G20 gatherings of world leaders on the surface are all the same: they conclude with a meaningless anodyne statement that everyone can agree with. But these meetings do serve a purpose: they allow the world leaders to meet informally and exchange views.
Since the last G20 in St Petersburg in 2013 when there was a high degree of conviction that economic growth would return, the global economic outlook has instead deteriorated significantly. Instead of last time’s mutual bonhomie over the prospect of their collective success, the world’s leaders this time are almost certainly worried. They would have learned about the failure of monetary policy everywhere. They would have had this first-hand from Japan’s delegation, which is on its way to financial and currency destruction. The despair in the European delegations would have been obvious as well.
The problem is that post-war monetary theories have failed to deliver. Lower interest rates and increased quantities of money in order to promote economic growth no longer work. The abandonment of the laws of the markets in favour of stimulating consumer demand by monetary means has turned out to be a blind alley. Time will tell, but if the global economy is heading for a slump, the banking system will become overburdened with defaulting borrowers, and government deficits will rise uncontrollably, especially in the welfare nations. This cannot be permitted to happen under any circumstances. It is therefore quite likely that the alternative to monetary-driven policy, accelerated government deficit spending as a pre-emptive measure, will be tried instead. And in this respect the relative success of the British and American economies will be attributed to their large budget deficits, while the misery of austerity is identified with the problems in France and the southern Eurozone.

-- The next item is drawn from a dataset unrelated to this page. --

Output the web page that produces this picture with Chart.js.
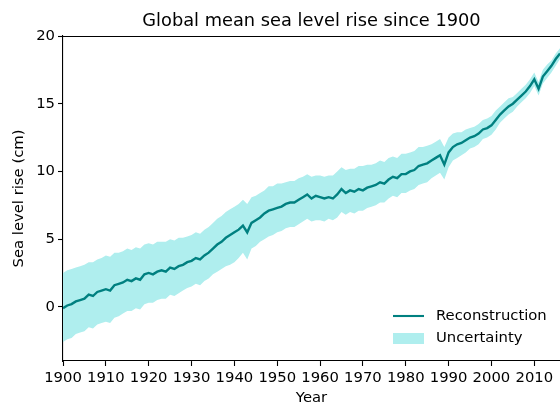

These are bad and confused arguments, but they will be emotionally attractive to the political class, while the central bankers probably feel it is time the politicians took responsibility for economic management. Furthermore, it is surely becoming obvious that monetary solutions only enrich the bankers. And the most effective way of countering deflation, economists will argue, will be for demand-led price rises for consumer products, which have a better chance of coming about through increased government spending. And do not be surprised if economists argue that governments need to take over the debt-creation process to kick-start the business cycle.
We might look back on Brisbane as a milestone in global economic policy, when governments and central banks changed the emphasis of economic management from monetary stimulation through the financial system towards a greater emphasis on direct government intervention. In the process two things are likely to happen: currencies will begin to lose their purchasing power with respect to everyday goods, and government bond yields are likely to rise, undermining financial asset valuations.
This will certainly puff up GDP, because government spending is a significant part of it. But the idea that controlled price inflation can be engineered flies in the face of all experience. If the emphasis does shift from monetary solutions towards more aggressive government spending the risk will also shift towards an uncontrollable decline in purchasing power for currencies. It will be very good for inflation hedges like gold.